Sunday, August 31, 2008

“This is a new concept, and it’s going to cost a lot of money....There’s a lot of private money chasing these ideas...”

Elevated transport rail imagined for city

August 31, 2008

BRANDY S. CHEWNING
Arkansas Democrate Gazette
Copyright 2008

TEXARKANA — The company selected to design Interstate 69 has revealed plans to also implement the world’s first air rail freight system in the corridor, possibly starting in Texarkana, Texas.

“You [Texarkana ] have railroads here, you already have an interstate, bringing I-69 is another interstate, you’ve got Oklahoma, you’ve got I-49,” said Gary Kuhn, senior project manager for Zachary American Infrastructure.

“This is what the logistics world likes to see — that opportunity to go from one mode to another very efficiently.” In a presentation to the Wilbur Smith Rotary Club, Kuhn said the freight shuttle is a new idea, under development by researchers at Texas A&M University.

“We started looking at this very intently relative to what we were doing on [Trans-Texas Corridor ] 35,” he said. “We stumbled upon this quite by accident as the technology we think we should use, and for the last two years we’ve been vetting it.
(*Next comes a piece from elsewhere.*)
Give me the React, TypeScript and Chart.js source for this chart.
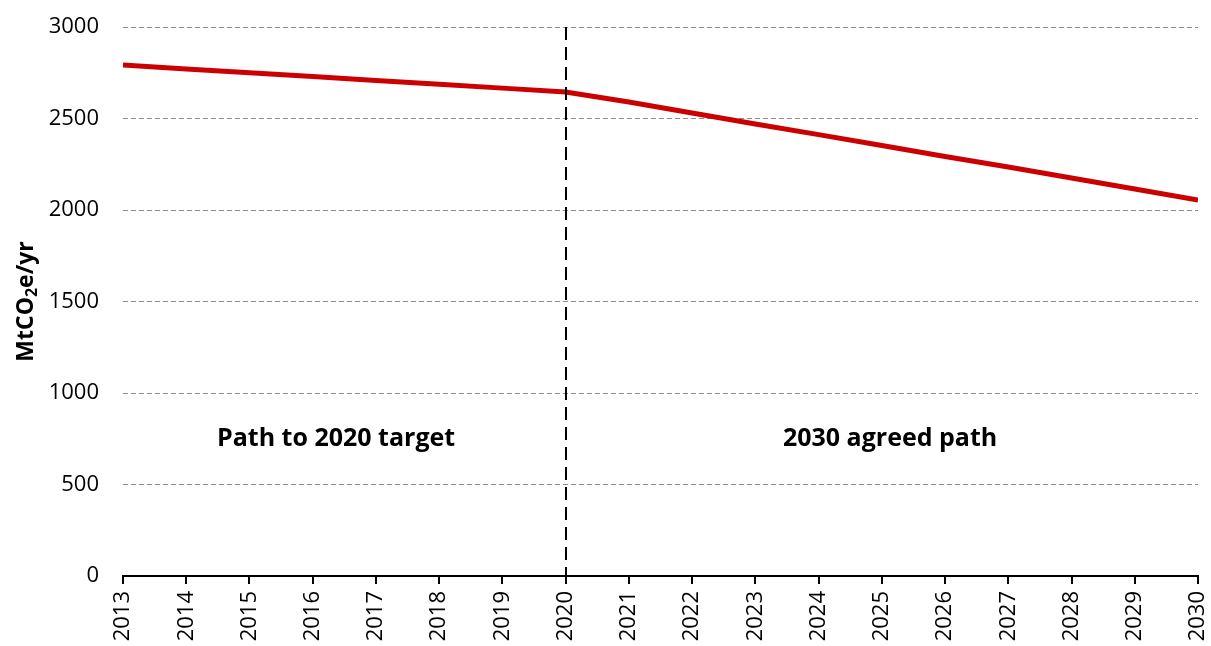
import React, { useEffect, useRef } from "react";
import { Chart, registerables } from "chart.js";

Chart.register(...registerables);

const years = [2013, 2014, 2015, 2016, 2017, 2018, 2019, 2020, 2021, 2022, 2023, 2024, 2025, 2026, 2027, 2028, 2029, 2030];
const emissions = [2792, 2771, 2750, 2729, 2708, 2687, 2666, 2645, 2590, 2530, 2470, 2412, 2352, 2292, 2235, 2175, 2115, 2055];
const yTicks = [0, 500, 1000, 1500, 2000, 2500, 3000];
const dividerYear = 2020;
const annotations = [
  { text: "Path to 2020 target", x: 2016.37, y: 750 },
  { text: "2030 agreed path", x: 2025.13, y: 750 },
];
const yTitle = { main: "MtCO", sub: "2", rest: "e/yr" };

const FONT = "'Open Sans', 'Noto Sans', sans-serif";

export default function App() {
  const ref = useRef<HTMLCanvasElement | null>(null);

  useEffect(() => {
    const canvas = ref.current;
    if (!canvas) return;

    const overlay = {
      id: "overlay",
      afterDatasetsDraw(chart: any) {
        const ctx = chart.ctx;
        const xs = chart.scales.x;
        const ys = chart.scales.y;
        const area = chart.chartArea;
        ctx.save();
        // vertical divider
        const dx = Math.round(xs.getPixelForValue(dividerYear));
        ctx.strokeStyle = "#000";
        ctx.lineWidth = 2;
        ctx.setLineDash([13, 7]);
        ctx.beginPath();
        ctx.moveTo(dx, area.top);
        ctx.lineTo(dx, area.bottom);
        ctx.stroke();
        ctx.setLineDash([]);
        // annotations
        ctx.fillStyle = "#000";
        ctx.font = `bold 25px ${FONT}`;
        ctx.textAlign = "center";
        ctx.textBaseline = "middle";
        for (const a of annotations) {
          ctx.fillText(a.text, xs.getPixelForValue(a.x), ys.getPixelForValue(a.y));
        }
        // y title with subscript
        const cy = (area.top + area.bottom) / 2;
        ctx.translate(26, cy);
        ctx.rotate(-Math.PI / 2);
        ctx.textBaseline = "middle";
        ctx.textAlign = "left";
        const bigFont = `bold 23px ${FONT}`;
        const subFont = `bold 16px ${FONT}`;
        ctx.font = bigFont;
        const w1 = ctx.measureText(yTitle.main).width;
        const w3 = ctx.measureText(yTitle.rest).width;
        ctx.font = subFont;
        const w2 = ctx.measureText(yTitle.sub).width;
        const total = w1 + w2 + w3;
        let x = -total / 2;
        ctx.font = bigFont;
        ctx.fillText(yTitle.main, x, 0);
        x += w1;
        ctx.font = subFont;
        ctx.fillText(yTitle.sub, x, 6);
        x += w2;
        ctx.font = bigFont;
        ctx.fillText(yTitle.rest, x, 0);
        ctx.restore();
      },
    };

    const chart = new Chart(canvas, {
      type: "line",
      data: {
        datasets: [
          {
            data: years.map((y, i) => ({ x: y, y: emissions[i] })),
            borderColor: "#CC0000",
            borderWidth: 5,
            pointRadius: 0,
            fill: false,
            tension: 0,
          },
        ],
      },
      options: {
        animation: false,
        responsive: false,
        maintainAspectRatio: false,
        layout: { padding: { top: 27, right: 13, left: 0, bottom: 0 } },
        plugins: { legend: { display: false }, tooltip: { enabled: false }, title: { display: false } },
        scales: {
          x: {
            type: "linear",
            min: years[0],
            max: years[years.length - 1],
            afterBuildTicks(scale: any) {
              scale.ticks = years.map((v) => ({ value: v }));
            },
            afterFit(scale: any) {
              scale.height = 70;
              scale.paddingLeft = 0;
              scale.paddingRight = 0;
            },
            ticks: {
              minRotation: 90,
              maxRotation: 90,
              padding: 7,
              color: "#000",
              font: { family: FONT, size: 22 },
              callback: (v: any) => String(v),
            },
            grid: {
              drawOnChartArea: false,
              drawTicks: true,
              tickLength: 8,
              color: "#000",
              lineWidth: 2,
            },
            border: { display: true, color: "#000", width: 2 },
          },
          y: {
            min: 0,
            max: 3000,
            afterBuildTicks(scale: any) {
              scale.ticks = yTicks.map((v) => ({ value: v }));
            },
            afterFit(scale: any) {
              scale.width = 123;
              scale.paddingTop = 0;
              scale.paddingBottom = 0;
            },
            ticks: {
              padding: 24,
              color: "#000",
              font: { family: FONT, size: 22 },
              callback: (v: any) => String(v),
            },
            grid: {
              drawTicks: false,
              color: "#8c8c8c",
              lineWidth: 1,
            },
            border: { display: false, dash: [5, 3] },
          },
        },
      },
      plugins: [overlay],
    } as any);

    return () => chart.destroy();
  }, []);

  return (
    <div style={{ position: "absolute", left: 0, top: 0, width: 1211, height: 646, background: "#fff" }}>
      <canvas ref={ref} width={1211} height={646} style={{ display: "block" }} />
    </div>
  );
}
“ This was born in Texas, it should be done in Texas first,” Kuhn said.

The electric, automated shuttle would produce no emissions and would use steel wheels locked into a steel running surface, preventing derailment.
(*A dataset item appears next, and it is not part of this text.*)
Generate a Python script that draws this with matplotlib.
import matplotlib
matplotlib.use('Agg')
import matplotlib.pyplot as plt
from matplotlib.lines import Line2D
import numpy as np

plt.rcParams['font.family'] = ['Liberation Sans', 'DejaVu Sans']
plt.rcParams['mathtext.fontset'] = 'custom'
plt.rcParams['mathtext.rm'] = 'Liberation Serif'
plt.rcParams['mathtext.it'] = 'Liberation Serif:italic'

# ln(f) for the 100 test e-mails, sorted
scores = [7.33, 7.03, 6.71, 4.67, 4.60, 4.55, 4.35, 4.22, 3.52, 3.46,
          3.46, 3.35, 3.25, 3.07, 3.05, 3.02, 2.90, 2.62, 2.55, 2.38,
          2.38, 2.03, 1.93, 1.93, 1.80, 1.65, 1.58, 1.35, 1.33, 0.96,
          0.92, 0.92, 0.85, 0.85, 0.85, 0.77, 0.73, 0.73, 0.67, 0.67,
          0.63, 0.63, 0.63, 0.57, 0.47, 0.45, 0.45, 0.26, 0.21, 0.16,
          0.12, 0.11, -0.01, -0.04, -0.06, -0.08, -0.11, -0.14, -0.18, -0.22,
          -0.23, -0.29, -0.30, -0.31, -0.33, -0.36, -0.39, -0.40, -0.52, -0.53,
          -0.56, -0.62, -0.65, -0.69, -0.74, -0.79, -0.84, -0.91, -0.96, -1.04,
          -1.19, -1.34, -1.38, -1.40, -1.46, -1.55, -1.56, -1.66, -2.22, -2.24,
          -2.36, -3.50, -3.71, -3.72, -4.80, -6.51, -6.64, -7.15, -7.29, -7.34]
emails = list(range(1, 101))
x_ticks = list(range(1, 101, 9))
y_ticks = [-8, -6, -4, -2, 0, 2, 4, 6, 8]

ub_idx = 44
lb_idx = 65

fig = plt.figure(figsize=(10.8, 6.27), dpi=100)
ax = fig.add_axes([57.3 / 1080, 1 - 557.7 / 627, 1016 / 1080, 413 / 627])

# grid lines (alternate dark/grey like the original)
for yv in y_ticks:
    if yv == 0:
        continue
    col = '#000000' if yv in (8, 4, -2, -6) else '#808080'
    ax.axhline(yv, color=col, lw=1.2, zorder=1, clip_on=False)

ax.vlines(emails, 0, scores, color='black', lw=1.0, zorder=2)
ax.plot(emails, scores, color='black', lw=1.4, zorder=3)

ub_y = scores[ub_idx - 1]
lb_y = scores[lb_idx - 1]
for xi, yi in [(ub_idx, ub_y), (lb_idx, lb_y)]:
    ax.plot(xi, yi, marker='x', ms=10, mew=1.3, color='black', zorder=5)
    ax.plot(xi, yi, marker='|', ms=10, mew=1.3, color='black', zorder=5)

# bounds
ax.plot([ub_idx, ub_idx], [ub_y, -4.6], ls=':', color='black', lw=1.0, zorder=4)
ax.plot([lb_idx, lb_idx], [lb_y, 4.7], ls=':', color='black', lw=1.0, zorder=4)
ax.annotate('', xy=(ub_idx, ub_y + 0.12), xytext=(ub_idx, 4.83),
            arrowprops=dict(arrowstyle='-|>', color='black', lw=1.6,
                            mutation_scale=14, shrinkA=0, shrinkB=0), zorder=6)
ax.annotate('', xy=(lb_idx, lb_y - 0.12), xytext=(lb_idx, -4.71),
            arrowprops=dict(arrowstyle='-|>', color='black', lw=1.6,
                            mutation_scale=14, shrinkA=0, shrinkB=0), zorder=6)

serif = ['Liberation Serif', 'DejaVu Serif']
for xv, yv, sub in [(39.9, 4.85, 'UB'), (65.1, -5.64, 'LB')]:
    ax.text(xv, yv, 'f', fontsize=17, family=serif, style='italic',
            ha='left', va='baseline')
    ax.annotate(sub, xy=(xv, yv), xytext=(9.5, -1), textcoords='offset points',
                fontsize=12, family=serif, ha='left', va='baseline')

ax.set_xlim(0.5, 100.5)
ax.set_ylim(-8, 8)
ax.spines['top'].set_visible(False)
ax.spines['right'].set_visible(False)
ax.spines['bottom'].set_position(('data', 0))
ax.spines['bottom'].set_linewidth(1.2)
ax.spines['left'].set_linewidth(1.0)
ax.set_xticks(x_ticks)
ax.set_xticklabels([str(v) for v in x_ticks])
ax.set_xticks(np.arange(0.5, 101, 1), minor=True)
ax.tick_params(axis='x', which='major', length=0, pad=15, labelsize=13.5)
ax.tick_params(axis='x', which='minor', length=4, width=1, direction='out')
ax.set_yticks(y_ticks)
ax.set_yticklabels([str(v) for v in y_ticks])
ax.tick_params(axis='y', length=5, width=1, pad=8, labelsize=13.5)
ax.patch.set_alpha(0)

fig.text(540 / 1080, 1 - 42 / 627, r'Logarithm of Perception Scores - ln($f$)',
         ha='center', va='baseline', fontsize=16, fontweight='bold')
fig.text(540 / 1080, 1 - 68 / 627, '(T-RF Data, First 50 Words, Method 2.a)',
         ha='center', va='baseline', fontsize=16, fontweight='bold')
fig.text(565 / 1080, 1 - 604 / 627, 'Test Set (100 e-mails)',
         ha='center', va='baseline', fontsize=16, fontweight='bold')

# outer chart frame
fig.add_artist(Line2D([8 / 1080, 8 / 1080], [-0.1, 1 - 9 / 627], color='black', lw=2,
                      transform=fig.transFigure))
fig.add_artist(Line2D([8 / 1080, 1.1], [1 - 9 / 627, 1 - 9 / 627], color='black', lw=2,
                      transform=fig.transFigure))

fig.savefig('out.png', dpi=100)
Raised 20 feet in the air, it uses electric impulses to move a pair of Amtrak-like “transporters” and can carry containers and trailers of various sizes.
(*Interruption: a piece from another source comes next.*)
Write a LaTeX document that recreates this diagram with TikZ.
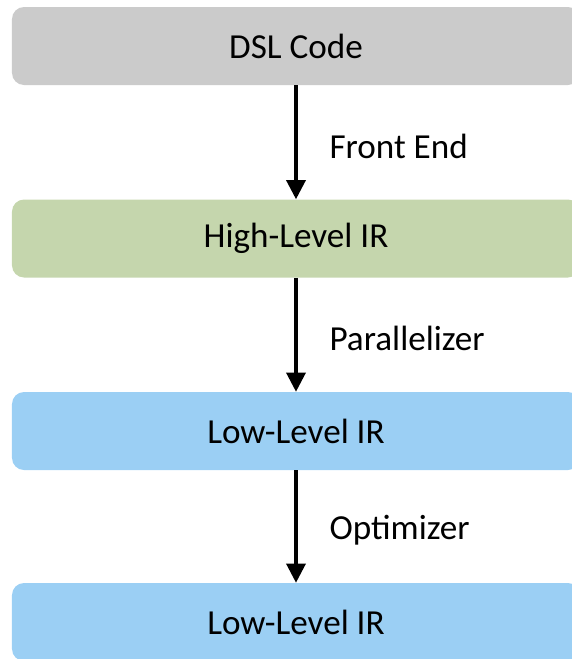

Kuhn said 425-horsepower motors would be used to take the shuttle to full speed in seconds, then the engine drops to 40-horsepower.

“There’s more than enough power on the grid for this,” he said.

Property owners in the Trans-Texas 69 corridor will feel less impact because the elevated rail uses a smaller footprint. They can retain their land and get a return from easements allowing support structures.

Multimodal facilities are interchanges for the cargo, loading areas between trucks and rail. Bowie County, Texas, Judge James Carlow said that type of facility could easily be built on the Red River Army Depot property.

“This is a new concept, and it’s going to cost a lot of money,” Carlow said about the freight shuttle. “But when you can run it for a tenth of what the fuel cost will be, it pays back in a hurry.” No estimates were made on the cost of construction, but it would be built with private funds.

“There’s a lot of private money chasing these ideas because they see it’s the future,” Carlow said.

An electric rail can move 100, 000 pounds of cargo for 8 cents per mile. The same transport on a truck, with diesel $ 5 per gallon, would be 85 cents per mile.

“At the design speed, which is 62 miles an hour, we will be able to run 10, 000 loads per day each direction,” Kuhn said.

With the bulk of American freight moved by trucks, Kuhn provided statistics that suggested an electric rail could benefit the industry rather than cut jobs. He referred to a projection of truck traffic increases by the American Society of Civil Engineering. “By 2020, there’s going to be an equivalent of 10 million, 40-foot containers that no port in the United States can handle,” he said. “There’s going to be a new market that no one can deal with.” Kuhn said the freight shuttle combines the benefits of trucks and trains and is not intended to replace either but will fill in the gap of short hauls that trains don’t want. “Their market is 650 or more miles,” Kuhn said. “We’re on the truck side of things.” Use of the rail would be purchased by trucking companies who may have the option of owning their own transporters.